血眼應該是盯上零博士和自己很久了,殺自己是為了報仇泄憤,零博士大概是出於任務,但滅掉靈葉洲又是為了什麽?喪鍾遠在中央星域,和十二道明明是八竿子打不到一起,誰會下令解決一個本就隱世的宗門?
范瑞大叔更加奇怪。老早就覺得酒鬼深不可測,只是沒曾想還是低估了他。他來的時機是不是太巧了些,似乎是看見零博士和自己要死了,迫不得已才出來阻止。加上實力高深、見識不凡,這一切擺在一起就不再是巧合了。他為什麽要幫自己?難道只是為了醜醜?
陳亦鋒有太多想不明白的地方,似乎有隻大手掌控著冥冥中的一切,自己所有的作為都是徒勞,都在大手之中。孫猴子翻不過那五指山,胖子更加逃不脫,他總覺得裡邊還有什麽陰謀。

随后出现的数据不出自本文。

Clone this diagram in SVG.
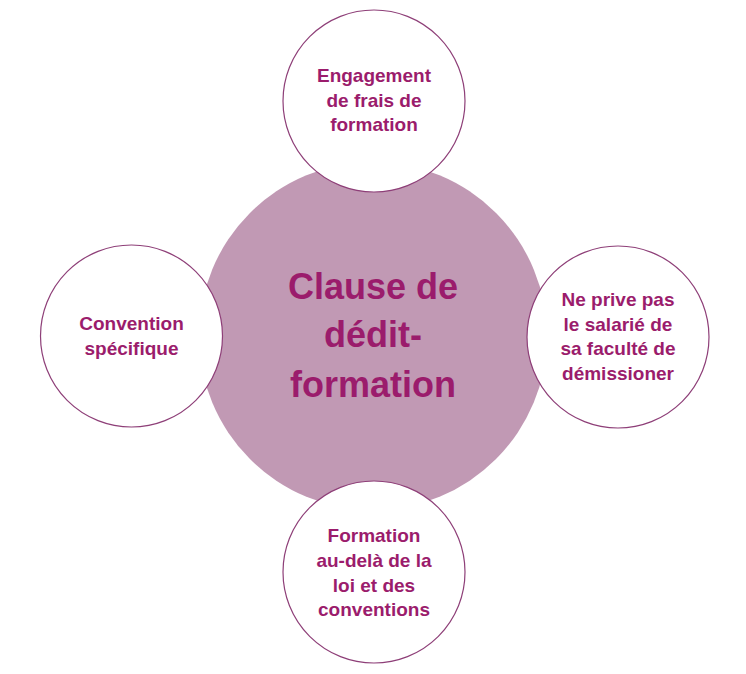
<svg xmlns="http://www.w3.org/2000/svg" width="746" height="674" viewBox="0 0 746 674">
<style>
.main{fill:#C199B4}
.sat{fill:#FFFFFF;stroke:#8E3F78;stroke-width:1.2}
.t{font-family:"Liberation Sans",Arial,sans-serif;font-weight:bold;fill:#9B1C6C;text-anchor:middle}
.s{font-size:19px}
.b{font-size:36px}
</style>
<rect width="746" height="674" fill="#FFFFFF"/>
<g id="connectors"></g>
<g id="center">
<circle class="main" cx="373" cy="336" r="174"/>
<text class="t b" x="373" y="299">Clause de</text>
<text class="t b" x="373" y="347">dédit-</text>
<text class="t b" x="373" y="397">formation</text>
</g>
<g id="top">
<circle class="sat" cx="374" cy="101" r="91"/>
<text class="t s" x="374" y="82">Engagement</text>
<text class="t s" x="374" y="107">de frais de</text>
<text class="t s" x="374" y="131">formation</text>
</g>
<g id="left">
<circle class="sat" cx="131.5" cy="336" r="91"/>
<text class="t s" x="131.5" y="330">Convention</text>
<text class="t s" x="131.5" y="355">spécifique</text>
</g>
<g id="right">
<circle class="sat" cx="618" cy="337" r="91"/>
<text class="t s" x="618" y="306">Ne prive pas</text>
<text class="t s" x="618" y="330.5">le salarié de</text>
<text class="t s" x="618" y="355">sa faculté de</text>
<text class="t s" x="618" y="379.5">démissioner</text>
</g>
<g id="bottom">
<circle class="sat" cx="374" cy="572" r="91"/>
<text class="t s" x="374" y="542">Formation</text>
<text class="t s" x="374" y="567">au-delà de la</text>
<text class="t s" x="374" y="591.5">loi et des</text>
<text class="t s" x="374" y="616">conventions</text>
</g>
</svg>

想著想著,胖子又想起了禦虛來。悲風跟了自己這麽久,明明能享樂人間,偏偏受盡苦難,醜醜、小咪啞、心兒都是悲風照顧著的,有什麽戰鬥也是她擋在前面,自己辦不到的事,統統只能交給悲風。胖子來不及說一句謝謝,禦虛就斷在了自己手裡,也不知道悲風會不會跟著出事。
器靈老頭說過,這是給自己的霹靂手段,要自己順應天道。天知道,損有余而補不足。是不是老天爺覺得自己不配擁有,把禦虛從自己身邊給奪了去,也讓自己常常失去的感覺。
還好老天爺沒有把心兒也帶走。
想到心兒,胖子就不敢再往後想下去。閉上眼躺在岩石上,兩行眼淚不覺從眼眶中滑落。
確實不是知己好友,從來都不是。